With a September deadline looming for Congress to finish work on renewing the Farm Bill, Minnesota family farmers are pushing for more regulations to curb the abuses of large factory farms.

Advocacy groups say too much of the funding meant for small, rural communities is being snapped up by corporate entities running huge operations that push small farmers out of the market.

Matthew Sheets is an organizer who represents family farms for the Minnesota-based Land Stewardship Project. He said they want several items included in the final bill.

"I'm really hoping that they can get something done," said Sheets. "I mean, the Farm Bill is an incredibly important piece of legislation not just for farmers, but for families. We're all connected to the food system, right? And the farm bill is the most comprehensive piece of food-system legislation that Congress passes."

The Farm Bill is an omnibus, multi-year law renewed every five years that governs a wide array of agricultural and food programs. The current version of the Farm Bill expires on September 30.

Sheets said family farmers are calling for sweeping changes to reduce the level of subsidies for large-scale factory farm operations through conservation programs - that should instead support smaller, independent farms.

They also want stronger measures to restore competition in livestock markets, rein in abuses by large meatpackers, and level the playing field for independent producers.

"Minnesota is fortunate that we have pretty robust local control laws," said Sheets. "These laws mean that counties and even townships, in some cases, have the final say on whether or not a large factory farm is actually built before any groundbreaking happens."
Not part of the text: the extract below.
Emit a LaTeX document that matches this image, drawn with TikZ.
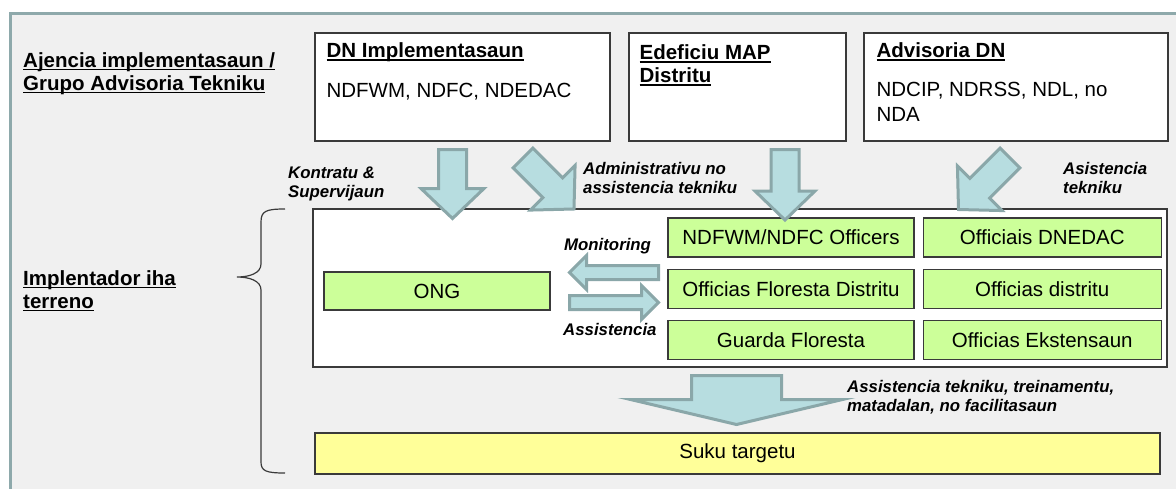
\documentclass[tikz,border=0pt]{standalone}
\usepackage{fontspec}
\setmainfont{Liberation Sans}
\usepackage{tikz}
\usetikzlibrary{calc}
\usetikzlibrary{positioning}

\definecolor{FrameGray}{HTML}{8EA9AB}
\definecolor{BackGray}{HTML}{F0F0F0}
\definecolor{ArrowFill}{HTML}{B7DDE0}
\definecolor{ArrowLine}{HTML}{8AA7A9}
\definecolor{BoxGreen}{HTML}{CCFF99}
\definecolor{BoxYellow}{HTML}{FFFF99}
\definecolor{BoxLine}{HTML}{3A3A3A}

% underlined heading text
\newcommand{\Uline}[1]{\setbox0=\hbox{#1}\rlap{\rule[-3.2pt]{\wd0}{1.5pt}}\box0}

% block arrow: tail, tip, half shaft, half head, head length
\newcommand{\BlockArrow}[5]{%
\coordinate (hb) at ($(#2)!#5!(#1)$);
\draw[ArrowBody] ($(#1)!#3!90:(#2)$) -- ($(hb)!#3!90:(#2)$) -- ($(hb)!#4!90:(#2)$) -- (#2)
 -- ($(hb)!#4!-90:(#2)$) -- ($(hb)!#3!-90:(#2)$) -- ($(#1)!#3!-90:(#2)$) -- cycle;
}

\begin{document}
\begin{tikzpicture}[
x=1pt, y=-1pt,
TopBoxes/.style={draw=BoxLine,fill=white,line width=1.2pt,inner sep=0pt,minimum height=108pt},
GreenBoxes/.style={draw=BoxLine,fill=BoxGreen,line width=1.2pt,inner sep=0pt,minimum height=39pt,font=\fontsize{20.5}{24}\selectfont},
Headings/.style={inner sep=0pt,anchor=base west,align=left,font=\bfseries\fontsize{20.5}{23}\selectfont},
BodyText/.style={inner sep=0pt,anchor=base west,align=left,font=\fontsize{20.5}{25}\selectfont},
ArrowLabels/.style={inner sep=0pt,anchor=base west,align=left,font=\bfseries\itshape\fontsize{16.8}{19}\selectfont},
ArrowBody/.style={fill=ArrowFill,draw=ArrowLine,line width=3pt},
BraceLine/.style={draw=BoxLine,line width=1.2pt}
]
\useasboundingbox (0,0) rectangle (1176,488);
\clip (0,0) rectangle (1176,488);
\fill[white] (0,0) rectangle (1176,488);

% frame
\draw[draw=FrameGray,fill=BackGray,line width=3pt] (10,13) rectangle (1200,510);

% left labels (multi-line nodes sit on their last line)
\node[Headings] (AgLabel) at (23,90) {\Uline{Ajencia implementasaun /}\\\Uline{Grupo Advisoria Tekniku}};
\node[Headings] (ImLabel) at (23,308) {\Uline{Implentador iha}\\\Uline{terreno}};

% top row
\node[TopBoxes,minimum width=295pt] (DNImpl) at (462.5,87) {};
\node[TopBoxes,minimum width=217pt] (EdefMAP) at (737.5,87) {};
\node[TopBoxes,minimum width=304pt] (AdvDN) at (1016,87) {};

\node[Headings] at ($(DNImpl.north west)+(12,25)$) {\Uline{DN Implementasaun}};
\node[BodyText] at ($(DNImpl.north west)+(12,65)$) {NDFWM, NDFC, NDEDAC};
\node[Headings] at ($(EdefMAP.north west)+(11,50)$) {\Uline{Edeficiu MAP}\\\Uline{Distritu}};
\node[Headings] at ($(AdvDN.north west)+(13,25)$) {\Uline{Advisoria DN}};
\node[BodyText] at ($(AdvDN.north west)+(13,89)$) {NDCIP, NDRSS, NDL, no\\NDA};

% field level
\node[draw=BoxLine,fill=white,line width=1.2pt,minimum width=854pt,minimum height=158pt] (Field) at (740,288) {};
\node[GreenBoxes,minimum width=226pt,minimum height=38pt] (ONG) at (437,291) {ONG};

\node[GreenBoxes,minimum width=246pt] (NDFWM) at (791,237.5) {NDFWM/NDFC Officers};
\node[GreenBoxes,minimum width=246pt,below=11pt of NDFWM] (OFD) {Officias Floresta Distritu};
\node[GreenBoxes,minimum width=246pt,below=11pt of OFD] (Guarda) {Guarda Floresta};
\node[GreenBoxes,minimum width=238pt,right=8pt of NDFWM] (DNEDAC) {Officiais DNEDAC};
\node[GreenBoxes,minimum width=238pt,right=8pt of OFD] (ODis) {Officias distritu};
\node[GreenBoxes,minimum width=238pt,right=8pt of Guarda] (OEks) {Officias Ekstensaun};

\node[draw=BoxLine,fill=BoxYellow,line width=1.2pt,minimum width=845pt,minimum height=41pt,font=\fontsize{20.5}{24}\selectfont] (Suku) at (737.5,453.5) {Suku targetu};

% brace
\draw[BraceLine] (285,209) .. controls (266,209) and (261,211) .. (261,222) -- (261,264)
 .. controls (261,273) and (250,277) .. (237,277) .. controls (250,277) and (261,281) .. (261,290)
 -- (261,462) .. controls (261,471) and (266,473) .. (285,473);

% arrows
\coordinate (KonTail) at (452.5,149.5);
\coordinate (KonTip) at (452.5,218.5);
\coordinate (AdmTail) at (523,158);
\coordinate (AdmTip) at (574,209);
\coordinate (EdfTail) at (785,149.5);
\coordinate (EdfTip) at (785,220);
\coordinate (AsiTail) at (1010,158);
\coordinate (AsiTip) at (958.5,209.5);
\coordinate (MonTail) at (658.5,272.5);
\coordinate (MonTip) at (569.5,272.5);
\coordinate (AssTail) at (569.5,302.5);
\coordinate (AssTip) at (658.5,302.5);
\coordinate (BigTail) at (736.5,375.5);
\coordinate (BigTip) at (736.5,424.5);

\BlockArrow{KonTail}{KonTip}{14pt}{31.5pt}{30pt}
\BlockArrow{AdmTail}{AdmTip}{14pt}{31.5pt}{30pt}
\BlockArrow{EdfTail}{EdfTip}{14pt}{30pt}{29pt}
\BlockArrow{AsiTail}{AsiTip}{14pt}{31.5pt}{30pt}
\BlockArrow{MonTail}{MonTip}{7pt}{17pt}{17pt}
\BlockArrow{AssTail}{AssTip}{7pt}{17pt}{17pt}
\BlockArrow{BigTail}{BigTip}{45pt}{106pt}{25pt}

% arrow labels
\node[ArrowLabels] at (288,197) {Kontratu \&\\Supervijaun};
\node[ArrowLabels] at (583,193) {Administrativu no\\assistencia tekniku};
\node[ArrowLabels] at (1063,193) {Asistencia\\tekniku};
\node[ArrowLabels] at (564,250) {Monitoring};
\node[ArrowLabels] at (563,335) {Assistencia};
\node[ArrowLabels] at (847,411) {Assistencia tekniku, treinamentu,\\matadalan, no facilitasaun};

\end{tikzpicture}
\end{document}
Sheets said large corporate-owned operations are getting in line for subsidies in energy projects, rural land development, and market enhancements - which, he believes, ought to benefit family farmers and rural communities.

"Those dollars are supposed to be for energy projects in rural areas," said Sheets. "They're also supposed to be for conservation practices, for things that build up the land and build up rural communities. And we know that factory farms don't do that."